The current proposals for the Stored Communications Act (or SCA as it's fondly called on the Hill) would be amended by a number of provisions, including a critical one that addresses a legal issue that has been the focus of recent court battles over federal demands for access to data stored in database servers maintained overseas.
This is the Law Enforcement Access to Data Stored Abroad (LEADS
) Act. The LEADS Act would clarify the handling of electronic data stored outside the United States, which is at the core of the ongoing legal drama between Microsoft and the U.S. Justice Department.
In that case, Justice has been trying to compel Microsoft to turn over records of a European citizen that are stored in Ireland and Microsoft has declined, saying that a U.S. warrant can't be enforced outside U.S. territory.
There are other provisions being considered as well, including elimination of the 180 day difference between email that can be accessed without a warrant and email that can't.

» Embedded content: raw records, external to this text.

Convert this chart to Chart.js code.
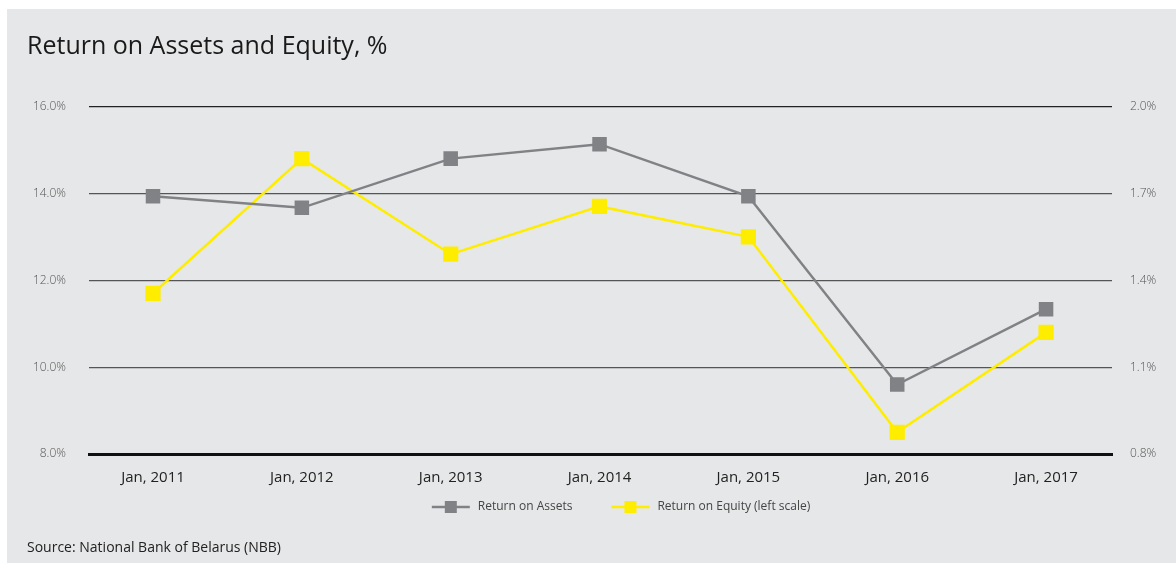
<!DOCTYPE html>
<html>
<head>
<meta charset="utf-8">
<script src="https://cdn.jsdelivr.net/npm/chart.js@4.4.0/dist/chart.umd.min.js"></script>
<style>
  html, body { margin:0; padding:0; background:#fff; overflow:hidden; }
  #box { position:absolute; left:7px; top:9px; width:1169px; height:554px; background:#e6e7e8; overflow:hidden; }
  #title { position:absolute; left:20px; top:18px; font-family:"Open Sans", sans-serif; font-size:25px; color:#1a1a1a; }
  #source { position:absolute; left:20px; top:528px; font-family:"Open Sans", sans-serif; font-size:14px; color:#222; }
  canvas { position:absolute; left:0; top:0; }
</style>
</head>
<body>
<div id="box">
  <canvas id="c" width="1200" height="554"></canvas>
  <div id="title">Return on Assets and Equity, %</div>
  <div id="source">Source: National Bank of Belarus (NBB)</div>
</div>
<script>
var years = ["Jan, 2011","Jan, 2012","Jan, 2013","Jan, 2014","Jan, 2015","Jan, 2016","Jan, 2017"];
var roa = [1.69, 1.65, 1.82, 1.87, 1.69, 1.04, 1.30];
var roe = [11.7, 14.8, 12.6, 13.7, 13.0, 8.5, 10.8];
var leftTicks = [8, 10, 12, 14, 16];
var rightTicks = [0.8, 1.1, 1.4, 1.7, 2.0];

var grey = "#808285";
var yellow = "#ffed00";

function pts(arr){
  return arr.map(function(v, i){ return { x: i, y: v }; });
}

// legend marker: line with a square, pushed to the right of its box
function marker(col){
  var cv = document.createElement("canvas");
  cv.width = 68; cv.height = 14;
  var g = cv.getContext("2d");
  g.strokeStyle = col; g.lineWidth = 2.5;
  g.beginPath(); g.moveTo(28,7); g.lineTo(66,7); g.stroke();
  g.fillStyle = col; g.fillRect(41,1,12,12);
  return cv;
}
var marks = [marker(grey), marker(yellow)];

new Chart(document.getElementById("c"), {
  type: 'line',
  data: {
    datasets: [{
      label: "Return on Assets",
      data: pts(roa),
      yAxisID: 'yr',
      borderColor: grey,
      backgroundColor: grey,
      borderWidth: 2.5,
      pointStyle: 'rect',
      pointRadius: 8.5,
      pointHoverRadius: 8.5,
      tension: 0,
      fill: false
    }, {
      label: "Return on Equity (left scale)",
      data: pts(roe),
      yAxisID: 'yl',
      borderColor: yellow,
      backgroundColor: yellow,
      borderWidth: 2.5,
      pointStyle: 'rect',
      pointRadius: 9,
      pointHoverRadius: 9,
      tension: 0,
      fill: false
    }]
  },
  options: {
    responsive: false,
    animation: false,
    layout: { padding: { top: 97.5, bottom: 40, left: 0, right: 0 } },
    plugins: {
      tooltip: { enabled: false },
      legend: {
        position: 'bottom',
        labels: {
          usePointStyle: true,
          pointStyleWidth: 68,
          padding: 11,
          color: '#444',
          font: { family: 'Open Sans', size: 12 },
          generateLabels: function(chart){
            return chart.data.datasets.map(function(ds, i){
              return { text: ds.label, pointStyle: marks[i], datasetIndex: i,
                       fillStyle: ds.borderColor, strokeStyle: ds.borderColor, lineWidth: 0, fontColor: '#444' };
            });
          }
        }
      }
    },
    scales: {
      x: {
        type: 'linear',
        min: -0.43, max: 6.443,
        afterBuildTicks: function(s){ s.ticks = years.map(function(y, i){ return {value:i}; }); },
        grid: { display: false, drawTicks: false },
        border: { display: true, color: '#111', width: 3 },
        ticks: { color: '#222', padding: 15, autoSkip: false, maxRotation: 0, font: { family: 'Open Sans', size: 15 },
                 callback: function(v){ return years[v]; } },
        afterFit: function(s){ s.height = 36; }
      },
      yl: {
        position: 'left',
        min: 8, max: 16,
        afterBuildTicks: function(s){ s.ticks = leftTicks.map(function(v){ return {value:v}; }); },
        grid: {
          drawTicks: false,
          color: function(ctx){ return ctx.tick && ctx.tick.value === 16 ? '#222' : (ctx.tick && ctx.tick.value === 8 ? 'rgba(0,0,0,0)' : '#555'); },
          lineWidth: 1.2
        },
        border: { display: false },
        ticks: { padding: 23, color: '#555', font: { family: 'Open Sans', size: 12, weight: '300' },
                 callback: function(v){ return v.toFixed(1) + '%'; } },
        afterFit: function(s){ s.width = 82; }
      },
      yr: {
        position: 'right',
        min: 0.8, max: 2.0,
        afterBuildTicks: function(s){ s.ticks = rightTicks.map(function(v){ return {value:v}; }); },
        grid: { display: false, drawTicks: false },
        border: { display: false },
        ticks: { padding: 18, color: '#555', font: { family: 'Open Sans', size: 12, weight: '300' },
                 callback: function(v){ return v.toFixed(1) + '%'; } },
        afterFit: function(s){ s.width = 95; }
      }
    }
  }
});
</script>
</body>
</html>
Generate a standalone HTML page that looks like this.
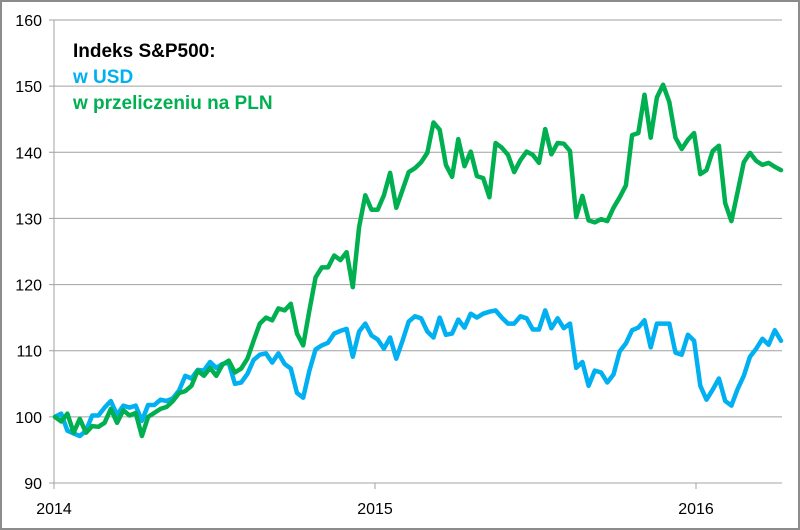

Those provisions would also eliminate a distinction between emails that's been opened and those which have not. One notable position that seems to emerge from time to time came from Richard Littlehale of the Tennessee Bureau of Investigation, speaking for the Association of State Criminal Investigative Agencies (ASCIA).
In his testimony
, Littlehale bemoaned the fact that a number of providers insisted on sticking with the letter of the law and requiring actual warrants before they'd turn over their customers email and voicemail files. Even worse, he complained that workers in the process of collecting data at his request sometimes made mistakes, and once a worker at a cell phone company accidentally deleted a voicemail message.
To prevent such a thing from ever happening again, ASCIA is apparently asking Congress to pass legislation that would outlaw mistakes and also would require that all providers store all such messages, whether email or voicemail, forever so that customers could not erase their own messages. He also espoused a plan that would mandate immediate turnover of all requested information, regardless of whether there was a warrant.
While the ASCIA position may sound extreme and while it clearly subverts the Fourth Amendment to the U.S. Constitution, this position is gaining some traction in Congress.
The same is true for the ASCIA's claims about the inadequacy of laws requiring notification of warrants and the lack of laws requiring the retention of all records, including such things as records of IP addresses that have communicated with a server.